« Tu verras, cette comédienne, c’est un OVNI. » me promet Annick Gambotti la directrice de la Compagnie Thalie. Une bande-annonce qui promet une belle trouvaille…
Les lustres éclairent encore le théâtre lorsque surgit cette drôle de fille aux longs cheveux noirs qui aborde les spectateurs dans une langue inconnue. Dans le public, on balance entre perplexité et amusement. On ne sait pas quand le jeu a commencé mais déjà, on se laisse prendre par le bras comme dans une danse.
L’éclairage faibli, le seul indice pour nous que le jeu est en cours. La femme de ménage s’énerve à présent dans cette langue expressive mais incompréhensible pour nous. Un prénom en leitmotiv, celui de Roméo.
Soudain, entre seau, chiffon et balai-brosse, c’est la culbute, patatras, court-circuit. Et notre femme de ménage qui parle français.
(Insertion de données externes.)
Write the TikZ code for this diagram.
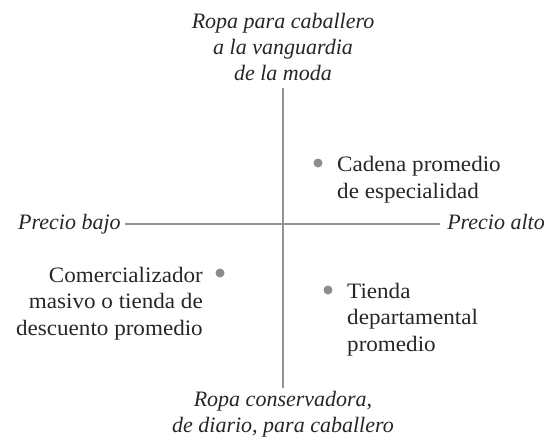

Rêves, tourments, envies, elle se prend à jouer, à incarner. Bientôt, elle fait corps avec l’esprit de Willy. Il a plané d’abord, rôdé pour occuper chaque pore de sa peau. Oui, il est bien question de Shakespeare et tour à tour, ce sont ses plus grands personnages qui se dévoilent là où on ne les attend pas, là où on ne pensait jamais les trouver. Pourtant, ils naissent, jaillissent entre deux pas de danse, deux vocalises, deux éclats de rire déjantés.
Adieu, la femme de ménage.
On s’attendrait presque à trouver sa mue à terre. Désormais, c’est tous les personnages qui l’occupent. Mais on ne les voit pas arriver : ils nous cueillent sans transition. Impro ? Impulsion ? D’un geste, la moitié du visage tartinée de pâte à la noisette et voici Othello. De l’autre, Desdémone. On joue à pile ou face. S’ensuit un dialogue délirant entre eux. Belle image que ces deux créatures en lutte appartenant à un même corps.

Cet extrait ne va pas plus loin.